İzmir'in metropol ilçesi Buca, son sekiz gündür derin bir maaş kriziyle boğuşuyor. Buca Belediyesi'nde çalışan binlerce işçi, maaşlarının düzenli olarak ödenmemesi ve geçim sıkıntısının dayanılmaz boyutlara ulaşması üzerine başlattıkları iş bırakma eylemini sürdürüyor. Grev, ilçede çöp toplama, temizlik ve diğer belediye hizmetlerinde aksaklıklara neden olurken, krizin çözülememesi hem işçileri hem de ilçe sakinlerini mağdur ediyor.
Krizin bu denli derinleşmesi üzerine, CHP devreye girdi. CHP Parti Sözcüsü ve İzmir Milletvekili Deniz Yücel, krizin sıcak noktasında, grevdeki işçilerle bir araya geldi. Yücel, hem Belediye Başkanı Görkem Duman'la hem de işçilerle ayrı ayrı görüşmeler yaparak, sorunun çözümü için arabuluculuk rolünü üstlenmeye çalıştı. Yücel'in "iyi niyetli katkı" amacıyla geldiği toplantıda, işçilerin isyanı konuşmaya damga vurdu.
"İstifa edeceğim"
Deniz Yücel'in işçilerle buluştuğu anlar, Buca Belediyesi'ndeki krizin insani boyutunu ve işçilerin içinde bulunduğu çaresizliği gözler önüne serdi.
Bir işçi, Yücel'e doğrudan seslenerek, "Biz hiçbir şey istemiyoruz. Biz belediyenin bütçesini zorlayalım, hak etmediğimiz maaşı verin demiyoruz. Sizden rica ediyorum. 70 arkadaşımızın şirkete iadesi gerçekleştiriliyor. Biz maaşımızı istediğimiz için kapının önü gösteriliyor. Haysiyetimiz kalmadı, uçan kuşa, esnafa borcumuz var. Kredi kartlarımız patladı. Artık parayı geçtim, istifa edeceğim" diyerek içinde bulunduğu tükenmişliği dile getirdi.
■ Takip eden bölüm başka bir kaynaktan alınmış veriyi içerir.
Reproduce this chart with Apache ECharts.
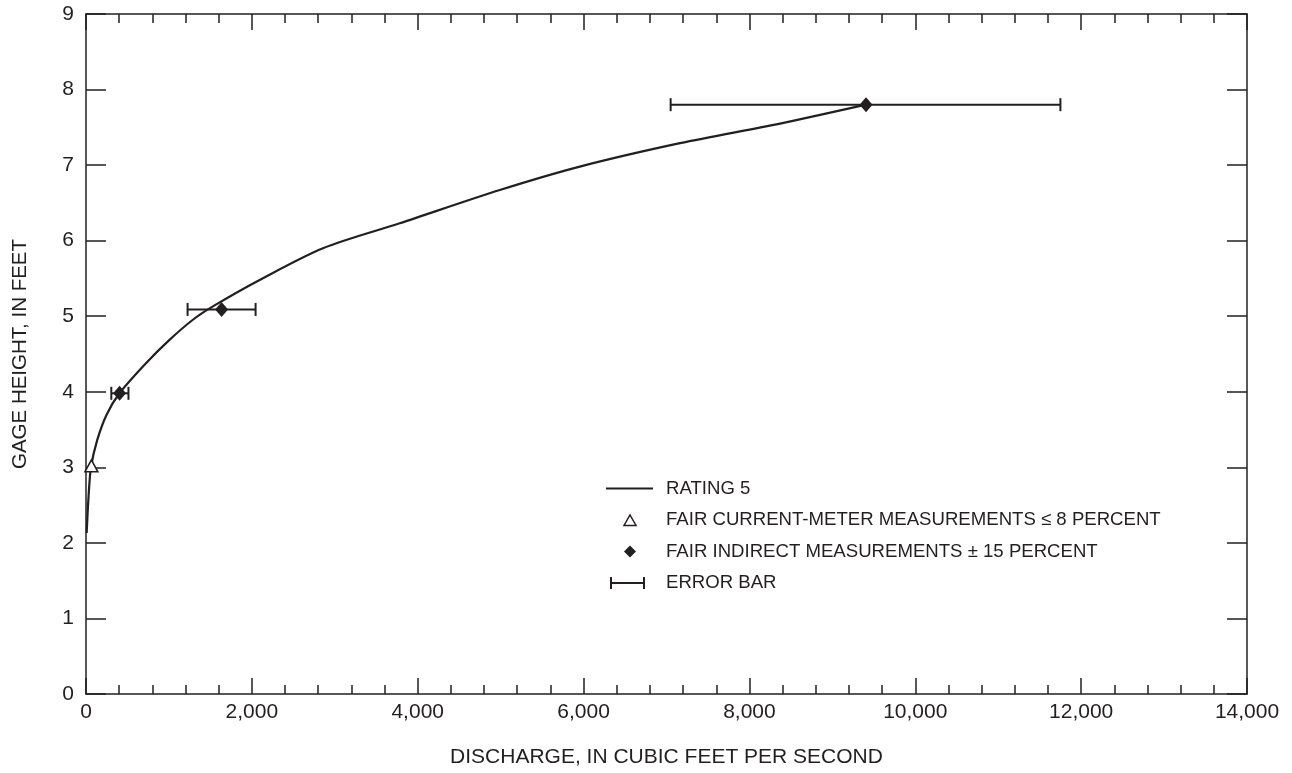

Bir başka işçi ise, şeflerinin ve çavuşlarının uyguladığı baskıya ve tehditlere dikkat çekti:
"İş yerine gittiğimde çavuşlarımın baskısı, iş baskısı var. 'Paranız yatsın, ben size göstereceğim' nasıl bir benim yol param yokken bu nasıl bir hitap?"
İşçiler, "Sayın vekilim hoş geldiniz. Aynı zamanda parti içerisinde örgütlüğü içerisindeyiz. Artık öyle bir konuma geldik ki tamam biz bu yaşadığımız olaydan çok üzüntü içerisindeyiz" diyerek, parti içinden bir temsilcinin kendilerini dinlemesinden duydukları memnuniyeti dile getirse de, sorunlarının aciliyetini ve derinliğini net bir şekilde ifade ettiler.
Deniz Yücel'in sözleri ve işçilerin itirazları
Deniz Yücel, işçilerin feryatlarını dinledikten sonra, sakinleştirici ve uzlaşmacı bir dil kullanmaya çalıştı. "Bakın şunu söyleyeyim. Belediyenin de bakın belediyenin de zarar görmesine izin vermeyiz. İşçinin, emekçinin zarar görmesine de izin vermeyiz. Bir eylem yaptınız" diyerek, hem belediyenin hem de işçilerin haklarını koruma sözü verdi.
Yücel, eylemin bir mesaj verdiğini ve bu mesajın alındığını vurgulayarak, işçilerden eylemi sona erdirmelerini veya gerilimi azaltmalarını istedi:
"Bir mesaj verdiniz. Bu mesaj alındı. Tamam mı? Yani daha fazla germeden sakin yine yani eyleminize devam edin. İşte bir kaynak yaratılmaya çalışılıyor. İki gün içerisinde mi? Cuma günü mü? Bir kısmı bir ödeme yapılacak. Kalan tutarda Temmuz ayında."
Çözüm masası kurulacak mı?
Toplantının sonunda, işçiler Deniz Yücel'den somut bir adım talep etti. İşçilerden biri, "Sizden talebimiz şudur. Buradan görüşmek istediğiniz arkadaşlarımızdan bir heyet oluşturalım. Onlar da sizinle gelip bir müzakere masası kursunlar ve bu işi nasıl çözeceğimizle ilgili biz hala müzakereye açıyoruz" diyerek, krizin çözümü için doğrudan diyalog çağrısında bulundu. Bu talep, işçilerin sorunun kökten çözülmesini ve verilen sözlerin takipçisi olunmasını istediklerini gösteriyor.